* Do this
Starting with the first line below, extract each line through the one that contains "import seaborn as sns", inclusive, excluding pictures.

* Information supplied
* * * * * * * * *

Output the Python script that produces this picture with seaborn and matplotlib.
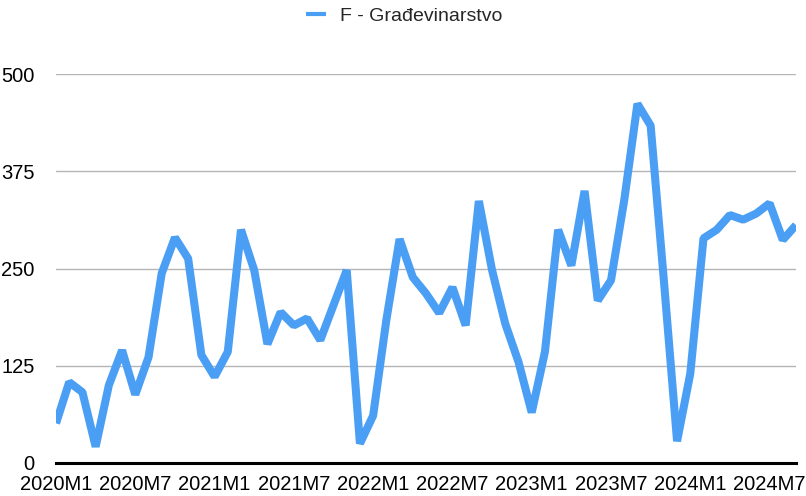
import numpy as np
import pandas as pd
import matplotlib
matplotlib.use('Agg')
import matplotlib.pyplot as plt
import seaborn as sns

# monthly values, 2020M1 .. 2024M9
years = [2020, 2021, 2022, 2023, 2024]
values = [51, 104, 91, 21, 100, 145, 88, 136, 244, 290, 263, 139,
          111, 143, 300, 248, 153, 194, 177, 186, 158, 203, 248, 25,
          61, 184, 288, 239, 218, 193, 226, 177, 337, 248, 179, 130,
          65, 143, 300, 254, 350, 209, 235, 338, 462, 434, 235, 28,
          115, 289, 300, 319, 313, 321, 334, 287, 306]
series_name = 'F - Građevinarstvo'
y_ticks = [0, 125, 250, 375, 500]

periods = [f'{y}M{m}' for y in years for m in range(1, 13)][:len(values)]
df = pd.DataFrame({'idx': range(len(values)), 'period': periods, 'value': values})

sns.set_style('white')
plt.rcParams['font.family'] = ['Liberation Sans', 'DejaVu Sans']

fig = plt.figure(figsize=(8.06, 4.96), dpi=100)
ax = fig.add_axes([56/806, 33/496, 740/806, (463-74.3)/496])

sns.lineplot(data=df, x='idx', y='value', ax=ax, color='#4A9FF5', linewidth=5.8,
             label=series_name, solid_joinstyle='bevel', solid_capstyle='butt')

ax.set_xlim(0, len(values) - 1)
ax.set_ylim(0, 500)
ax.set_yticks(y_ticks)
ax.set_yticklabels([str(t) for t in y_ticks])
xt = df['idx'][::6]
ax.set_xticks(xt)
ax.set_xticklabels(df['period'][::6])
ax.tick_params(axis='both', length=0, labelsize=14.5, colors='black')
ax.tick_params(axis='y', pad=15.5)
ax.tick_params(axis='x', pad=9)
ax.set_xlabel('')
ax.set_ylabel('')
ax.yaxis.grid(True, color='#b5b5b5', linewidth=1)
ax.set_axisbelow(True)
for s in ['top', 'right', 'left']:
    ax.spines[s].set_visible(False)
ax.spines['bottom'].set_color('black')
ax.spines['bottom'].set_linewidth(2.2)
ax.spines['bottom'].set_zorder(5)

leg = ax.legend(loc='upper center', bbox_to_anchor=(0.471, 1.218), frameon=False,
                fontsize=14, handlelength=1.0, handletextpad=0.75)
for h in leg.get_lines():
    h.set_linewidth(3)

plt.savefig('out.png', dpi=100)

* * * * * * * * *

* Written response
Output the Python script that produces this picture with seaborn and matplotlib.
import numpy as np
import pandas as pd
import matplotlib
matplotlib.use('Agg')
import matplotlib.pyplot as plt
import seaborn as sns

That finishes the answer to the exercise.